Julie: Of course some candidates do stupid things in the application process -- sending form letters, neglecting to proofread their materials, failing to research the colleges that they have applied to. But most candidates put tremendous time, energy, and thought into each application, and it's frustrating to them and to us when they encounter thoughtlessness, rudeness, and occasionally, marginally legal behavior on the part of hiring institutions. Such problems are often the result of inexperience. Faculty hires are usually made by committee, many committee members are involved in hiring only occasionally, and hiring is often seen as a necessary, but burdensome, administrative task, rather than as a key to the long-term health and reputation of the department.
Mary: Some errors are made because departments are clerically overburdened. Applicants aren't the only ones who make cutting and pasting errors, as one reader of this column noted, after receiving a letter from a college that listed his address correctly, but put someone else's name in the salutation. He got a letter from another institution thanking him for applying for a faculty position in a specific department when he had actually applied for an administrative job.
Julie: The most common error made by hiring committees is failing to keep candidates informed at each stage of the process. We speak with many candidates who say they send in an application and never hear anything more about it, or hear only six months down the road when a final hire is announced. Given the clerical burden of letting 200 or 300 applicants know that they haven't been selected for an interview, this is at least an understandable, albeit sloppy practice. What is harder to fathom is the department that invites four candidates to campus for all-day interviews, tells them a decision will be made by the end of the next week, and then fails to communicate further with any of them, except, presumably, the candidate who gets the offer.
Mary: This is particularly difficult when a candidate has developed a relationship with the department chairman or the head of the search committee through numerous telephone calls, a convention interview, e-mail messages, and a campus interview. No one enjoys telling candidates that they didn't get the job, but that is the responsibility of the person running the search. When a candidate has been assured that he or she will hear from the search-committee chairman, and doesn't, it reflects poorly not only on that chairman but also on the department.
Julie: The other side of this error occurs when an overly enthusiastic member of the search committee erroneously leads a candidate to believe that she or he will surely get the job. In addition to being profoundly disappointed, many people who've seen a sure thing evaporate are further frustrated by realizing that they slowed down their other job-hunting efforts because they were so sure they'd be offered a particular job. Of course candidates should keep hunting until they've accepted a position, but people in a position to hire should never get so carried away by enthusiasm that they set a candidate up for this kind of disappointment.
Mary: Speaking of enthusiasm, let's talk about behavior during the interview. Part of the campus interview usually includes some socializing in which members of the search committee may boast about their department. Most candidates do their very best to be professional and relaxed in these unscripted situations. So, it is distressing for a candidate to be cornered by an inebriated senior member of the department or to attempt a serious discussion while a mariachi band plays right behind your head (to mention only some of the things that have happened to people we know).
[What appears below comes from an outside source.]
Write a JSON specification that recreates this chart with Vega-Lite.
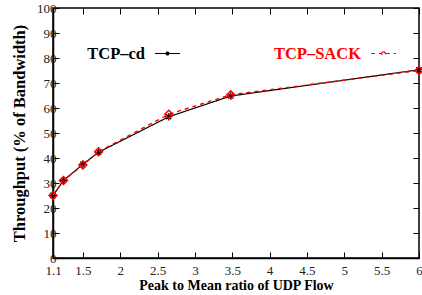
{
  "$schema": "https://vega.github.io/schema/vega-lite/v6.json",
  "width": 366,
  "height": 250,
  "autosize": "none",
  "padding": {"left": 53, "top": 8, "right": 3, "bottom": 37},
  "config": {
    "font": "Liberation Serif",
    "view": {"stroke": "black", "strokeWidth": 1.5},
    "axis": {
      "grid": false,
      "domainColor": "black",
      "domainWidth": 1.5,
      "tickColor": "black",
      "tickSize": -6,
      "tickWidth": 1,
      "labelFont": "Liberation Serif",
      "labelFontSize": 13,
      "labelColor": "#222",
      "labelFlush": false,
      "labelOverlap": false,
      "titleFont": "Liberation Serif",
      "titleFontSize": 14,
      "titleFontWeight": "bold",
      "titleColor": "black"
    },
    "legend": {
      "orient": "none",
      "legendX": 101,
      "legendY": 32,
      "direction": "horizontal",
      "columns": 2,
      "columnPadding": 90,
      "labelAlign": "right",
      "labelOffset": -36,
      "labelFont": "Liberation Serif",
      "labelFontSize": 16.5,
      "labelFontWeight": "bold",
      "labelLimit": 300,
      "symbolSize": 625,
      "symbolStrokeWidth": 1.2
    }
  },
  "data": {
    "values": [
      {"series": "TCP–cd", "ratio": 1.1, "throughput": 25},
      {"series": "TCP–cd", "ratio": 1.24, "throughput": 31},
      {"series": "TCP–cd", "ratio": 1.5, "throughput": 37.5},
      {"series": "TCP–cd", "ratio": 1.71, "throughput": 42.3},
      {"series": "TCP–cd", "ratio": 2.65, "throughput": 56.5},
      {"series": "TCP–cd", "ratio": 3.48, "throughput": 64.8},
      {"series": "TCP–cd", "ratio": 6, "throughput": 75.3},
      {"series": "TCP–SACK", "ratio": 1.1, "throughput": 25},
      {"series": "TCP–SACK", "ratio": 1.24, "throughput": 31},
      {"series": "TCP–SACK", "ratio": 1.5, "throughput": 37.2},
      {"series": "TCP–SACK", "ratio": 1.71, "throughput": 42.5},
      {"series": "TCP–SACK", "ratio": 2.65, "throughput": 57.5},
      {"series": "TCP–SACK", "ratio": 3.48, "throughput": 65.3},
      {"series": "TCP–SACK", "ratio": 6, "throughput": 75}
    ]
  },
  "layer": [
    {
      "transform": [{"filter": "datum.series == 'TCP–cd'"}],
      "mark": {"type": "line", "strokeWidth": 1.2},
      "encoding": {
        "x": {
          "field": "ratio", "type": "quantitative",
          "scale": {"domain": [1.1, 6], "nice": false, "zero": false},
          "axis": {"orient": "bottom", "values": [1.1, 1.5, 2, 2.5, 3, 3.5, 4, 4.5, 5, 5.5, 6], "format": "~g", "title": "Peak to Mean ratio of UDP Flow", "labelPadding": 12, "titlePadding": 1}
        },
        "y": {
          "field": "throughput", "type": "quantitative",
          "scale": {"domain": [0, 100], "nice": false},
          "axis": {"orient": "left", "values": [0, 10, 20, 30, 40, 50, 60, 70, 80, 90, 100], "format": "d", "title": "Throughput (%  of Bandwidth)", "titleFontSize": 16.5, "labelPadding": 3, "titlePadding": 9}
        },
        "color": {
          "field": "series", "type": "nominal",
          "scale": {"domain": ["TCP–cd", "TCP–SACK"], "range": ["black", "red"]},
          "legend": {
            "title": null,
            "encode": {
              "labels": {"update": {"fill": {"signal": "datum.value == 'TCP–cd' ? 'black' : 'red'"}}},
              "symbols": {"update": {
                "shape": {"signal": "datum.value == 'TCP–cd' ? 'M-1,0L1,0M-0.16,0L0.16,0M0,-0.16L0,0.16M-0.12,-0.12L0.12,0.12M-0.12,0.12L0.12,-0.12' : 'M-1,0L-0.18,0M0.18,0L1,0M0,-0.18L0.18,0L0,0.18L-0.18,0Z'"},
                "fill": {"value": "transparent"}
              }}
            }
          }
        },
        "strokeDash": {
          "field": "series", "type": "nominal",
          "scale": {"domain": ["TCP–cd", "TCP–SACK"], "range": [[1, 0], [4, 4]]},
          "legend": {"title": null}
        }
      }
    },
    {
      "transform": [{"filter": "datum.series == 'TCP–cd'"}],
      "mark": {"type": "point", "shape": "M-1,0L1,0M0,-1L0,1M-0.7,-0.7L0.7,0.7M-0.7,0.7L0.7,-0.7", "size": 56, "stroke": "black", "strokeWidth": 1.2, "filled": false, "opacity": 1},
      "encoding": {
        "x": {"field": "ratio", "type": "quantitative",
          "axis": {"orient": "top", "values": [1.1, 1.5, 2, 2.5, 3, 3.5, 4, 4.5, 5, 5.5, 6], "labels": false, "title": null, "domain": false}},
        "y": {"field": "throughput", "type": "quantitative",
          "axis": {"orient": "right", "values": [0, 10, 20, 30, 40, 50, 60, 70, 80, 90, 100], "labels": false, "title": null, "domain": false}}
      }
    },
    {
      "transform": [{"filter": "datum.series == 'TCP–SACK'"}],
      "mark": {"type": "line", "strokeWidth": 1.4},
      "encoding": {
        "x": {"field": "ratio", "type": "quantitative", "axis": null},
        "y": {"field": "throughput", "type": "quantitative", "axis": null},
        "color": {"field": "series", "type": "nominal"},
        "strokeDash": {"field": "series", "type": "nominal"}
      }
    },
    {
      "transform": [{"filter": "datum.series == 'TCP–SACK'"}],
      "mark": {"type": "point", "shape": "diamond", "size": 64, "stroke": "red", "strokeWidth": 1.5, "filled": false, "opacity": 1},
      "encoding": {
        "x": {"field": "ratio", "type": "quantitative", "axis": null},
        "y": {"field": "throughput", "type": "quantitative", "axis": null}
      }
    }
  ],
  "resolve": {"axis": {"x": "independent", "y": "independent"}}
}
Julie: The interview itself may be corrupted when committee members ask questions or provide the sort of misinformation that would panic university lawyers if they knew these things were being said. "You know, we'd love to interview you, but we're under pressure to hire a minority." This is a misrepresentation of how affirmative action works and a way to avoid responsibility for the committee's decision. "Are you married?" "Do you plan to have children?" "Will your husband be willing to move here?" "We like to think of ourselves as a young department." Many of these remarks and questions may or may not be innocent, but all of them make candidates very uncomfortable and can certainly give the appearance that the hiring decision will be based on illegal considerations.
Mary: Ironically, many of these remarks are made by search-committee members who are enthusiastic about a candidate and want to think of as many ways as possible to attract him or her. Unfortunately their intentions can backfire. When a faculty member asks a young candidate, "Do you have children?", the professor may simply be eager to talk about the institution's parental-leave policy, day-care center, and local schools and youth programs. But the candidate may interpret this question any number of ways, including, "They worry that my having children may make me less tenurable," or "There is concern I won't be able to shoulder my teaching responsibilities if I am pregnant and subsequently take a leave." While we continue to advise candidates not to panic at such questions, we would love to see the day when candidates interviewing for faculty positions can be sure they will be asked only questions related to legitimate hiring considerations.
Julie: Other problems arise when members of hiring committees fail to keep the names of candidates confidential. By the time an applicant visits the campus to teach a class and give a talk, their candidacy is not exactly a secret, but neither should it be gratuitously volunteered to colleagues at other institutions, to the candidate's current employer, or to people at other institutions whom the candidate has not given as a reference. Candidates often want to keep their job searches private, for reasons ranging from sometimes legitimate fear of retaliation by their current employer to the simple embarrassment of having it be widely known that they were not chosen for a job. It can take a member of a hiring committee only a moment to make a thoughtless remark that can cause lasting harm.
Mary: We do believe that thoughtlessness, rather than malevolence, is usually what makes looking for an academic job harder than it should be. A little forethought on the part of a hiring committee can make life easier for candidates and be good public relations for the department. Many professional associations have established standards for hiring, and we hope that hiring departments will reacquaint themselves with them each time they begin a search. We also hope that readers of this column will remember their own job searches and be considerate when they are the ones doing the hiring.